» WRITTEN REQUEST: Look below for the line with "Emit a standalone" and the line with "955 411 924"; repeat exactly those two lines and all lines between them, but no pictures.

» STORED ROWS:
[start]
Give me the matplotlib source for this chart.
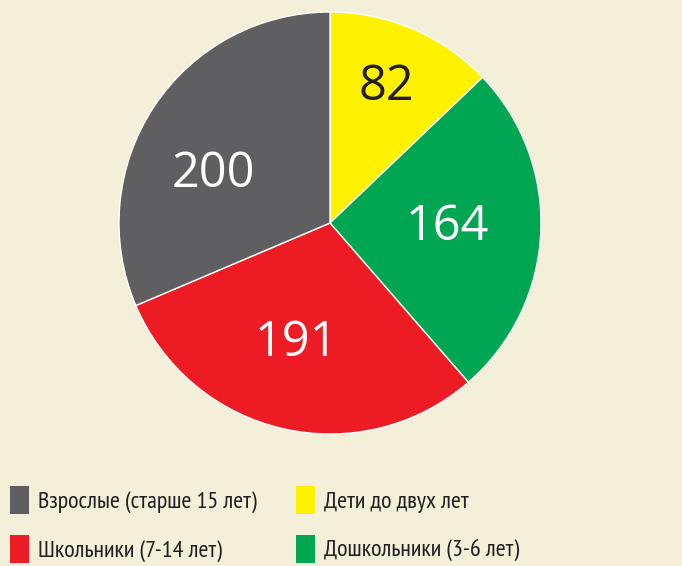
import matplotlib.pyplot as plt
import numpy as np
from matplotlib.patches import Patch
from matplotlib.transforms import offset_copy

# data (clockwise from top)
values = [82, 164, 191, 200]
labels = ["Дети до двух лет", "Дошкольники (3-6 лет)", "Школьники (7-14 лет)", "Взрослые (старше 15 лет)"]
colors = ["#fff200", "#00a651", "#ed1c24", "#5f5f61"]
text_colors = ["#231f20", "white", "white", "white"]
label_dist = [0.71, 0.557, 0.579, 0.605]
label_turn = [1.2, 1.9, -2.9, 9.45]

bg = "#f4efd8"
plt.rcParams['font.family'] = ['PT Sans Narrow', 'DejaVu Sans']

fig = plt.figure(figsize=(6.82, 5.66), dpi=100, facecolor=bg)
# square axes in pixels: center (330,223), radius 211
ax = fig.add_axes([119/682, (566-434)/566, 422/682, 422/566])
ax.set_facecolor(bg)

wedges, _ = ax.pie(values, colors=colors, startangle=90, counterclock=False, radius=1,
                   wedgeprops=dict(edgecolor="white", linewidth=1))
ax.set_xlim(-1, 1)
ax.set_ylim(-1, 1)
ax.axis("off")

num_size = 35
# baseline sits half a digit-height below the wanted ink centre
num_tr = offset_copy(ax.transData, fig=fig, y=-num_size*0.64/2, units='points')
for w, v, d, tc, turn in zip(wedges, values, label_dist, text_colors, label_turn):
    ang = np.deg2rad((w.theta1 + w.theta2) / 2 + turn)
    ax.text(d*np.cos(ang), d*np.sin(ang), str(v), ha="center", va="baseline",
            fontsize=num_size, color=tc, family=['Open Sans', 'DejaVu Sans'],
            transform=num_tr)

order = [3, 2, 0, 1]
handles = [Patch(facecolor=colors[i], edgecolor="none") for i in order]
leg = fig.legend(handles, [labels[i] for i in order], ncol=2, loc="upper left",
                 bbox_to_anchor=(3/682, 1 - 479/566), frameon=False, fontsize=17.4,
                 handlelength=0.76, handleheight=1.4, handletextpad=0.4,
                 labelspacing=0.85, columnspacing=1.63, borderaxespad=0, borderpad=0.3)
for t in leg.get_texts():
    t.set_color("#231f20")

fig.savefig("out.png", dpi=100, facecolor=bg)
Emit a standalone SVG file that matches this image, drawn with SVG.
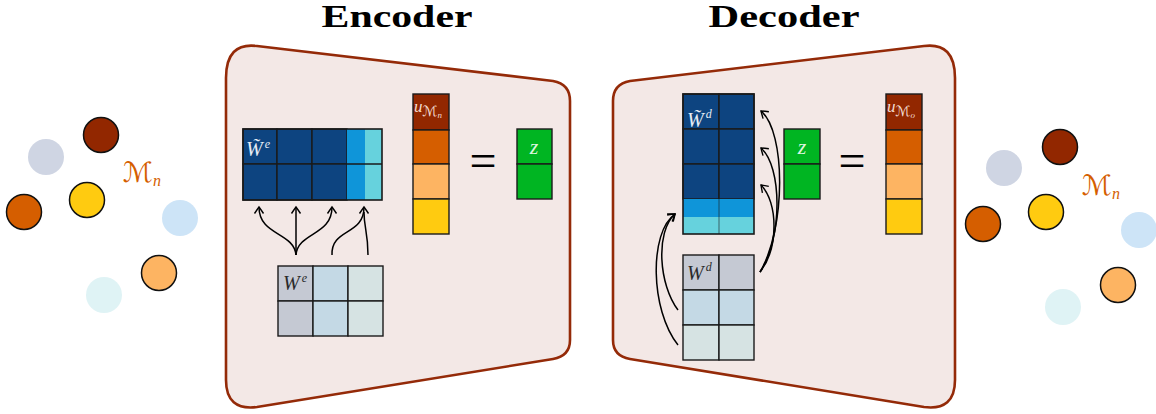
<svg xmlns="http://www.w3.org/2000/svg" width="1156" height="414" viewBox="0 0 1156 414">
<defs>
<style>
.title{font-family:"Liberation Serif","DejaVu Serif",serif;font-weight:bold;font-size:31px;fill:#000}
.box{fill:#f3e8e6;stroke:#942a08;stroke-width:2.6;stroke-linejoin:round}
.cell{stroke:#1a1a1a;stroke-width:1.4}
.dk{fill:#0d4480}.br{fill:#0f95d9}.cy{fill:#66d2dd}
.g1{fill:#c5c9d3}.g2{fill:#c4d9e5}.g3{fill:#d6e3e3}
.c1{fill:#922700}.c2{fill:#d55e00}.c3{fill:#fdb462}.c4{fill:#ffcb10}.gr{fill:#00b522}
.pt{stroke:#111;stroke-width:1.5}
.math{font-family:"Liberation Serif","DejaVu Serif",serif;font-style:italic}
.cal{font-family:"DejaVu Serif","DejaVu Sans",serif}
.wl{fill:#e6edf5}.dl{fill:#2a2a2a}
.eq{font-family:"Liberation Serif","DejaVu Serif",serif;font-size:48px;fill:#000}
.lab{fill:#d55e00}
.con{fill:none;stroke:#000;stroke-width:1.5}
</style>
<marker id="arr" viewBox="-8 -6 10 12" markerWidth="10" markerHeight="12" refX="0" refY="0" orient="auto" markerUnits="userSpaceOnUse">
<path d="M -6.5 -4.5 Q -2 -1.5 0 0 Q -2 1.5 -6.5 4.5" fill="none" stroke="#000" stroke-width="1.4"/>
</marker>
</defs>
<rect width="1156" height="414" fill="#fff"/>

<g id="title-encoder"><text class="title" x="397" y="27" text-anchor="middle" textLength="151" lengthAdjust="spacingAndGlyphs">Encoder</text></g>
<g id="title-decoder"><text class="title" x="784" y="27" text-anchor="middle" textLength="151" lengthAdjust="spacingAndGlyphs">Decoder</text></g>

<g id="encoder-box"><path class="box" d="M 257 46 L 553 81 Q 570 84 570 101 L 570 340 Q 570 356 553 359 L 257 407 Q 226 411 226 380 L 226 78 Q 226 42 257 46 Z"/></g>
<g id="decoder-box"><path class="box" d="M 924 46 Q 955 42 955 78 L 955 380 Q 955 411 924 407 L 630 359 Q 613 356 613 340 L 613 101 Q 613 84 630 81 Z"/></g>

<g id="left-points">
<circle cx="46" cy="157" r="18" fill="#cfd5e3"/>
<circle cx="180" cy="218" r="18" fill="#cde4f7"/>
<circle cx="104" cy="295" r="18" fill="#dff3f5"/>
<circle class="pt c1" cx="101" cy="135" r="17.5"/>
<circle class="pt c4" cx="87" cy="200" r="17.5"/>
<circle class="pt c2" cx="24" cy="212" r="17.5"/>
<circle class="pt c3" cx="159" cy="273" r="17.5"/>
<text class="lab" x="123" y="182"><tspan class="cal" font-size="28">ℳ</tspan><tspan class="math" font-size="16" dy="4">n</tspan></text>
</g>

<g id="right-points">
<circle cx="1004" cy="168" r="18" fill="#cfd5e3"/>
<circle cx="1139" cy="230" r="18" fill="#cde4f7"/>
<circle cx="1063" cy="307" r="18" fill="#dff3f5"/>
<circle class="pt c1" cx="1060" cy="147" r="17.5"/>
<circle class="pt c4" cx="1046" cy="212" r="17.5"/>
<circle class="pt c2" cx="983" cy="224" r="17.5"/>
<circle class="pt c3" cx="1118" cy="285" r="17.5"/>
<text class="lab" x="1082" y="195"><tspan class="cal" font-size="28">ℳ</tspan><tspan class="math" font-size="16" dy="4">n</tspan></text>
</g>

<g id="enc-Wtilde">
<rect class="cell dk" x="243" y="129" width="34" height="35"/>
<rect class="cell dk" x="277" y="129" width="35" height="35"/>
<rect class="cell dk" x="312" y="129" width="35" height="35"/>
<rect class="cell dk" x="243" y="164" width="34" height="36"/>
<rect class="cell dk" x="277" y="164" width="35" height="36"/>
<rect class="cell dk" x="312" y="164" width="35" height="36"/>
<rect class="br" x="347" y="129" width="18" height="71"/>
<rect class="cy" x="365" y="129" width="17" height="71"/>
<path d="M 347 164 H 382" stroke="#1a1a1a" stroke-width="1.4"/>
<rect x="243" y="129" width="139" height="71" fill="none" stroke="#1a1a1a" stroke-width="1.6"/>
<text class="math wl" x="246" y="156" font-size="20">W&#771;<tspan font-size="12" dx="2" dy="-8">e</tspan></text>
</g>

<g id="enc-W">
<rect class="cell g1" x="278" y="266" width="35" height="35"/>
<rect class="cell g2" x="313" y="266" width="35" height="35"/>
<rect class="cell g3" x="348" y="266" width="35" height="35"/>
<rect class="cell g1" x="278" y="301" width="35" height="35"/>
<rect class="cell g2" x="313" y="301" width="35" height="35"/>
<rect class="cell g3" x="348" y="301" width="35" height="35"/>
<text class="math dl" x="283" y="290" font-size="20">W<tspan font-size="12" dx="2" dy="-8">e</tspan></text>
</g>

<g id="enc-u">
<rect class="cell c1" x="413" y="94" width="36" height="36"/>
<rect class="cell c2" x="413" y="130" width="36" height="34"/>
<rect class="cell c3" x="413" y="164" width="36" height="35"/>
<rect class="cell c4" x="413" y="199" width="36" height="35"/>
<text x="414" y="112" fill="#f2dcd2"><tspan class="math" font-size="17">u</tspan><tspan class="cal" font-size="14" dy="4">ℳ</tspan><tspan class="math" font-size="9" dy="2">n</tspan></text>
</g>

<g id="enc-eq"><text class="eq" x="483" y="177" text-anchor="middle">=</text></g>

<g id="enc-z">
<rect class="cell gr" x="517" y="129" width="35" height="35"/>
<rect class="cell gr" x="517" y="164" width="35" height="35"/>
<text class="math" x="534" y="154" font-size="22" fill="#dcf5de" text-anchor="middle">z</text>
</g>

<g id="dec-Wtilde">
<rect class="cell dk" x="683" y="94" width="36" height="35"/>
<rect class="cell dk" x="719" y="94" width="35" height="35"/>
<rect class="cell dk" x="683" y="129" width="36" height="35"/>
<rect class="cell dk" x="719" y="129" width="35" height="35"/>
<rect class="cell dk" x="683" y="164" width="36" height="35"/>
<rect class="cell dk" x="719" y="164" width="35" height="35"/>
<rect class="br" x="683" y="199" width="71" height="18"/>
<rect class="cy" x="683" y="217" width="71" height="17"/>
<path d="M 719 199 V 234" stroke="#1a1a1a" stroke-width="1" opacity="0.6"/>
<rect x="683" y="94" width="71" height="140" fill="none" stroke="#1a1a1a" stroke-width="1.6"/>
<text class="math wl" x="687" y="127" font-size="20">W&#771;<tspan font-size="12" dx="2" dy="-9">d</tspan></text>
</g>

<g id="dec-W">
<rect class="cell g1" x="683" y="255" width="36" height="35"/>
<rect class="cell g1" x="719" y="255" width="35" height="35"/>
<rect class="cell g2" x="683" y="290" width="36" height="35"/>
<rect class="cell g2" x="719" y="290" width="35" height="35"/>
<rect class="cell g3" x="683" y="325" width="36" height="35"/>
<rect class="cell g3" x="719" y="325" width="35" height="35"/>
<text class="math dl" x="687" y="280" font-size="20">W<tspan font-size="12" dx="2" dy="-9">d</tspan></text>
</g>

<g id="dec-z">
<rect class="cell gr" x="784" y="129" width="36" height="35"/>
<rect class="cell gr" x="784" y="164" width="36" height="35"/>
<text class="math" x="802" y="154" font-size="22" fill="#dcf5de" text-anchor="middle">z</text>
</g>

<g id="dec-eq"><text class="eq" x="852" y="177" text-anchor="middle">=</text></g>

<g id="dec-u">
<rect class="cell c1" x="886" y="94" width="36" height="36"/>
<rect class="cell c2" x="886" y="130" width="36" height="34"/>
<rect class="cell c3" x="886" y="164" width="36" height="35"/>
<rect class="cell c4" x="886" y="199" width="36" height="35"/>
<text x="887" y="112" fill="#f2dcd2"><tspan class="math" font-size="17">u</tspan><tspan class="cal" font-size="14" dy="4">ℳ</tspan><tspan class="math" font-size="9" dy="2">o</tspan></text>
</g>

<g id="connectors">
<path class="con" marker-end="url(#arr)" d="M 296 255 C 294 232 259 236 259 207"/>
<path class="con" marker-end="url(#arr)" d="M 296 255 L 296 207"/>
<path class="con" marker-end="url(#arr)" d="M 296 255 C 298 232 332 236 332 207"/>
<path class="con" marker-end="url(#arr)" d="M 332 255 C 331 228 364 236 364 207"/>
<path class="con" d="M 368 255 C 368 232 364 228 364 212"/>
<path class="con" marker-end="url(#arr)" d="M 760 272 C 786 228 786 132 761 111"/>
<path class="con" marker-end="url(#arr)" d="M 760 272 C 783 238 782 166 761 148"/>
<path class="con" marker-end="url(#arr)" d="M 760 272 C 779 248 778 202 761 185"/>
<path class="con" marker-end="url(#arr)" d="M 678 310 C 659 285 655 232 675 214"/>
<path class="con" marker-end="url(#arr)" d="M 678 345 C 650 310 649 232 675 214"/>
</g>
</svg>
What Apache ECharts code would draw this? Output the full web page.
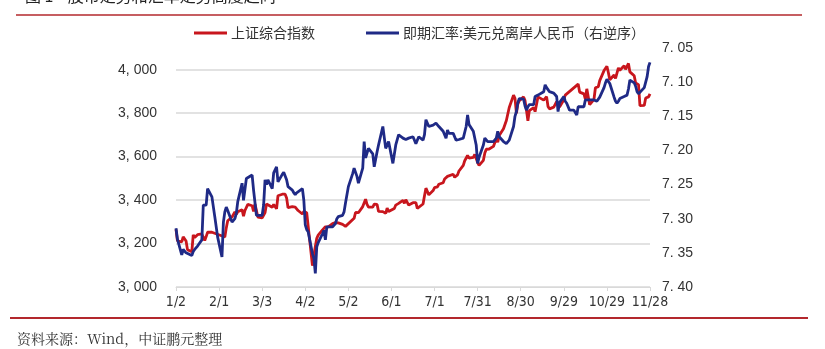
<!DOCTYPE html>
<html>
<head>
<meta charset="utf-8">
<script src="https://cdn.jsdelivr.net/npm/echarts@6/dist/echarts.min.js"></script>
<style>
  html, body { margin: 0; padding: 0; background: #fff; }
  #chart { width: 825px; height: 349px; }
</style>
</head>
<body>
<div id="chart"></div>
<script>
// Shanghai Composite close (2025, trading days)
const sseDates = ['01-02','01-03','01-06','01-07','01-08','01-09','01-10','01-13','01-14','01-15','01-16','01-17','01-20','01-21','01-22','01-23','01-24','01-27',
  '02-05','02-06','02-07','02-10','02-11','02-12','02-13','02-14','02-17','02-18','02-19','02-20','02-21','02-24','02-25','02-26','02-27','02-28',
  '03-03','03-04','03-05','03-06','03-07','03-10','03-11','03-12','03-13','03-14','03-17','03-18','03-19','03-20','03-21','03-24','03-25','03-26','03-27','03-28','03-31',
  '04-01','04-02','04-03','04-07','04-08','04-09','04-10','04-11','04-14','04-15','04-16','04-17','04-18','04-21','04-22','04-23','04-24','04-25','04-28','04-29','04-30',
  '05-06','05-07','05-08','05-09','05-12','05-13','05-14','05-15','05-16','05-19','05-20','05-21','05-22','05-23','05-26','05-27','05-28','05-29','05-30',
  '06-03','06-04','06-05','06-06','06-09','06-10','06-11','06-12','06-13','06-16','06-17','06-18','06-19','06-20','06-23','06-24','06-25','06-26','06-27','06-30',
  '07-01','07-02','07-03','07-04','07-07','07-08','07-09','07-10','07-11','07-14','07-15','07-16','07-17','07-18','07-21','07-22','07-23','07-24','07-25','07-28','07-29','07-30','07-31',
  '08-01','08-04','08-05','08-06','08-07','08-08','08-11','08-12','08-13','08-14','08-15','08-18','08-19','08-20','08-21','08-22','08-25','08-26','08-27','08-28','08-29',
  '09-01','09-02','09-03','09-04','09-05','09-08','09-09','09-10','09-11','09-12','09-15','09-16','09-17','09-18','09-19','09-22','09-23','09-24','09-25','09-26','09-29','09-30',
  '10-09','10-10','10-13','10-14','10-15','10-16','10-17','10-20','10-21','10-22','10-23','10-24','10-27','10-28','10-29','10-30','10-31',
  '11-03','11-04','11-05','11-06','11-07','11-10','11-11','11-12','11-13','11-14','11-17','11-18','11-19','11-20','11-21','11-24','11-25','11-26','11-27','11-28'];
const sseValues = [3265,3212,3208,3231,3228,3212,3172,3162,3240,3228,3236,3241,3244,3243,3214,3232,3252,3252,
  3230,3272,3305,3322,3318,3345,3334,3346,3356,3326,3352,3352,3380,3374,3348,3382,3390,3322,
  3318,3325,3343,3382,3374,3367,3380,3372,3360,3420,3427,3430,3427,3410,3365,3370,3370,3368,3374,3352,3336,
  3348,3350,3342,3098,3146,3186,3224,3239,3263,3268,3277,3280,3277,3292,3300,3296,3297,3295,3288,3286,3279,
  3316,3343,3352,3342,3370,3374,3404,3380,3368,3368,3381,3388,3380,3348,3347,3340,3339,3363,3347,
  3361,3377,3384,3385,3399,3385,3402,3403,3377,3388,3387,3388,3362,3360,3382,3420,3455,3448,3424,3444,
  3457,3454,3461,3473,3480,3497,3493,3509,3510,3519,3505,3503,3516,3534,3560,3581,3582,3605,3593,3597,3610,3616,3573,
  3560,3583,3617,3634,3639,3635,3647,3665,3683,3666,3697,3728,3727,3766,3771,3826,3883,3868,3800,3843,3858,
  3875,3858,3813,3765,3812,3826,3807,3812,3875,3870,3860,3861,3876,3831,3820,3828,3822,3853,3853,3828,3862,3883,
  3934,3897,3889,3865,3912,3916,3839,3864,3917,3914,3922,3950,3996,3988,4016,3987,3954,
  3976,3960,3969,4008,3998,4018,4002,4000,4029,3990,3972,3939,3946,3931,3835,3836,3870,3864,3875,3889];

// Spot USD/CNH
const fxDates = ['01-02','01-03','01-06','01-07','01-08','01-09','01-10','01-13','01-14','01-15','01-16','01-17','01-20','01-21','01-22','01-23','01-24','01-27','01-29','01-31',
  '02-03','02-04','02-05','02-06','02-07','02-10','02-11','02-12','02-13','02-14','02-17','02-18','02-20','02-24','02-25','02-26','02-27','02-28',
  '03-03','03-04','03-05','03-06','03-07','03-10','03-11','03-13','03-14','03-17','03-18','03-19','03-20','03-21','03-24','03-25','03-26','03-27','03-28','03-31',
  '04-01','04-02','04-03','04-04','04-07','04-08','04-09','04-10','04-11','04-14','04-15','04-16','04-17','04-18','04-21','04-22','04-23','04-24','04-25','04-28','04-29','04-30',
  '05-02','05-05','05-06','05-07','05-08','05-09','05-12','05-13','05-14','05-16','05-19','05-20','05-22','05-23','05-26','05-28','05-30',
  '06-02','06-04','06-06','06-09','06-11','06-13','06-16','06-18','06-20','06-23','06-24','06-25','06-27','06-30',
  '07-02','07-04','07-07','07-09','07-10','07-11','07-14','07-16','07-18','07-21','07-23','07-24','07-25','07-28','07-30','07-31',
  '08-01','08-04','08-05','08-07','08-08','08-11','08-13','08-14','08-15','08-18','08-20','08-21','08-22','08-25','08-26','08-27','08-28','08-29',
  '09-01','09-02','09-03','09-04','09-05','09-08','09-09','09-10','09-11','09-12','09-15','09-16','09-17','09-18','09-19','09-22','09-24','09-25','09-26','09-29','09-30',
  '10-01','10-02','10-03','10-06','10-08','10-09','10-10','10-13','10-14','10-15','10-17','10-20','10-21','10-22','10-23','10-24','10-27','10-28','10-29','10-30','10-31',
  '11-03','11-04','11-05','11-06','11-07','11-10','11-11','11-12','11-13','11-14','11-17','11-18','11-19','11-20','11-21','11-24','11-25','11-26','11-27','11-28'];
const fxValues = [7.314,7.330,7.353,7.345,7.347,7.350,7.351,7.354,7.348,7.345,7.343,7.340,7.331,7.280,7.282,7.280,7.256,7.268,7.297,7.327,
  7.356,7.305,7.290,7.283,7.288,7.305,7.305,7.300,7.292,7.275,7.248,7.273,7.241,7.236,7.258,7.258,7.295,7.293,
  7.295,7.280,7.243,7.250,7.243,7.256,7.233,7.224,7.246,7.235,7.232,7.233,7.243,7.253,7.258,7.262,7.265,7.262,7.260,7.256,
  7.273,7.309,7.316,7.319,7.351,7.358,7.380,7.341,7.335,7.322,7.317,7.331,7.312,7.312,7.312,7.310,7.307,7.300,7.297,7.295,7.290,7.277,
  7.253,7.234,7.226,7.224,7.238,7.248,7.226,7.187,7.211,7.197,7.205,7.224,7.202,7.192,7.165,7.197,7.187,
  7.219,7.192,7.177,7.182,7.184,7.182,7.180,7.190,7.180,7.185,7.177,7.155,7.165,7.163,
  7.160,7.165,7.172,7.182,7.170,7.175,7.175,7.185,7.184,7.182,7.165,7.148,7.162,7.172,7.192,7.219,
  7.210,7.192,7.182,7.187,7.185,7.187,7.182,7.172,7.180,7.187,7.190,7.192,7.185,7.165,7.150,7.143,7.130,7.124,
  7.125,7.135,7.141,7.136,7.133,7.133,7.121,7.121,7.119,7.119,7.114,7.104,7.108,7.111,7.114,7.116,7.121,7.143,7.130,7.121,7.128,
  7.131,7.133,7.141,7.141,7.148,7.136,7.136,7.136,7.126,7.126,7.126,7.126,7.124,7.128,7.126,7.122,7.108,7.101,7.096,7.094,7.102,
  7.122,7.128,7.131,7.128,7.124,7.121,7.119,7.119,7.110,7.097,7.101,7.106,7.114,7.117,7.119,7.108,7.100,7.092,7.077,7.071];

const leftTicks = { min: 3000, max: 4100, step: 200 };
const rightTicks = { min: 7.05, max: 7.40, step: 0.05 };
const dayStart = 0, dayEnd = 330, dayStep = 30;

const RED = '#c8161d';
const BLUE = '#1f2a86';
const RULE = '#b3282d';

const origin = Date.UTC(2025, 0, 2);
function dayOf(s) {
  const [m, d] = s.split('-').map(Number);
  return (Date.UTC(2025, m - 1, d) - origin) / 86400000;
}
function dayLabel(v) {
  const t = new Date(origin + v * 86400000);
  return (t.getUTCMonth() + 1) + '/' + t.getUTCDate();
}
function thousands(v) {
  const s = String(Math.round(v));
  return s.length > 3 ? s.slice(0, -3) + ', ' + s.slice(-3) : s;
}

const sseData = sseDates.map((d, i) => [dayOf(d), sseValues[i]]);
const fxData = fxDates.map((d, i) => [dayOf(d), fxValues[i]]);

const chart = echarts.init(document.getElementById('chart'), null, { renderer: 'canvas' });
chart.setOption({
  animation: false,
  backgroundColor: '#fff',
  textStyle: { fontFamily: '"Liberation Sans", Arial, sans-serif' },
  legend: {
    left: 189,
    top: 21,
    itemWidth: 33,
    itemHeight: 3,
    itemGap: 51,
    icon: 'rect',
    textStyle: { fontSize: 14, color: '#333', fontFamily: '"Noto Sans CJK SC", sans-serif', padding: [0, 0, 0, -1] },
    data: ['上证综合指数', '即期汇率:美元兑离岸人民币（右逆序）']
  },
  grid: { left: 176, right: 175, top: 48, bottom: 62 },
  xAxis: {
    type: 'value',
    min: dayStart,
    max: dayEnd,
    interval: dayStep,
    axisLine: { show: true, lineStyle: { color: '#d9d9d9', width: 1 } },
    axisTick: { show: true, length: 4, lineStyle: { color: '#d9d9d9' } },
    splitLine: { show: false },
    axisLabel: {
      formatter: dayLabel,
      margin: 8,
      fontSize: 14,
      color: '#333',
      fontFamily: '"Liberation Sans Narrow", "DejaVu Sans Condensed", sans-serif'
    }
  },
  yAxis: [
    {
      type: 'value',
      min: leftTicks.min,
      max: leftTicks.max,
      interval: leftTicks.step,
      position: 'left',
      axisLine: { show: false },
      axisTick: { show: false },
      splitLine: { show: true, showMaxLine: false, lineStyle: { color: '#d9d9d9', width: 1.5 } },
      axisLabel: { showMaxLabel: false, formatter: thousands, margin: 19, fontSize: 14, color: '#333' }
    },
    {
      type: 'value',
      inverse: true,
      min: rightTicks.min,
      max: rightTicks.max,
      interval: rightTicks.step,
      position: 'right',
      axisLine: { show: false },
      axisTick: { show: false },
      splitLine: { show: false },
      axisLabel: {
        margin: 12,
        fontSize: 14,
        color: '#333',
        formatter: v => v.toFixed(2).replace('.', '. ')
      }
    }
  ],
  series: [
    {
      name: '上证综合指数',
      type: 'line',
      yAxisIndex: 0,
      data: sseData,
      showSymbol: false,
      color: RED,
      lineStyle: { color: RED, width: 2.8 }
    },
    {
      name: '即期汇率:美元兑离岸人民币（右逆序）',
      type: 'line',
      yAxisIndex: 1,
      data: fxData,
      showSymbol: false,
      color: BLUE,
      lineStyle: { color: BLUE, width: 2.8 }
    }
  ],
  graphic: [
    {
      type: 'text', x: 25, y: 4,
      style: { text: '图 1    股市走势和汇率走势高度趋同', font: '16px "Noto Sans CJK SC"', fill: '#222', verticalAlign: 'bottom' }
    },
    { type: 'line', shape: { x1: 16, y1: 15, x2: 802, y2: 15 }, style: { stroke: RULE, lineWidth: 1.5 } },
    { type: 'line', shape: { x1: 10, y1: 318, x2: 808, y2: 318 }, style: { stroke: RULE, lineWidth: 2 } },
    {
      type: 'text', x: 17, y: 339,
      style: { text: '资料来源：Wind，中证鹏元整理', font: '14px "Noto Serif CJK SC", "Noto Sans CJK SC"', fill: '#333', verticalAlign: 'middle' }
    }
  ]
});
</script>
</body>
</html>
[end]
» THE RESULT:
Emit a standalone SVG file that matches this image, drawn with SVG.
<svg xmlns="http://www.w3.org/2000/svg" width="1156" height="414" viewBox="0 0 1156 414">
<defs>
<style>
.title{font-family:"Liberation Serif","DejaVu Serif",serif;font-weight:bold;font-size:31px;fill:#000}
.box{fill:#f3e8e6;stroke:#942a08;stroke-width:2.6;stroke-linejoin:round}
.cell{stroke:#1a1a1a;stroke-width:1.4}
.dk{fill:#0d4480}.br{fill:#0f95d9}.cy{fill:#66d2dd}
.g1{fill:#c5c9d3}.g2{fill:#c4d9e5}.g3{fill:#d6e3e3}
.c1{fill:#922700}.c2{fill:#d55e00}.c3{fill:#fdb462}.c4{fill:#ffcb10}.gr{fill:#00b522}
.pt{stroke:#111;stroke-width:1.5}
.math{font-family:"Liberation Serif","DejaVu Serif",serif;font-style:italic}
.cal{font-family:"DejaVu Serif","DejaVu Sans",serif}
.wl{fill:#e6edf5}.dl{fill:#2a2a2a}
.eq{font-family:"Liberation Serif","DejaVu Serif",serif;font-size:48px;fill:#000}
.lab{fill:#d55e00}
.con{fill:none;stroke:#000;stroke-width:1.5}
</style>
<marker id="arr" viewBox="-8 -6 10 12" markerWidth="10" markerHeight="12" refX="0" refY="0" orient="auto" markerUnits="userSpaceOnUse">
<path d="M -6.5 -4.5 Q -2 -1.5 0 0 Q -2 1.5 -6.5 4.5" fill="none" stroke="#000" stroke-width="1.4"/>
</marker>
</defs>
<rect width="1156" height="414" fill="#fff"/>

<g id="title-encoder"><text class="title" x="397" y="27" text-anchor="middle" textLength="151" lengthAdjust="spacingAndGlyphs">Encoder</text></g>
<g id="title-decoder"><text class="title" x="784" y="27" text-anchor="middle" textLength="151" lengthAdjust="spacingAndGlyphs">Decoder</text></g>

<g id="encoder-box"><path class="box" d="M 257 46 L 553 81 Q 570 84 570 101 L 570 340 Q 570 356 553 359 L 257 407 Q 226 411 226 380 L 226 78 Q 226 42 257 46 Z"/></g>
<g id="decoder-box"><path class="box" d="M 924 46 Q 955 42 955 78 L 955 380 Q 955 411 924 407 L 630 359 Q 613 356 613 340 L 613 101 Q 613 84 630 81 Z"/></g>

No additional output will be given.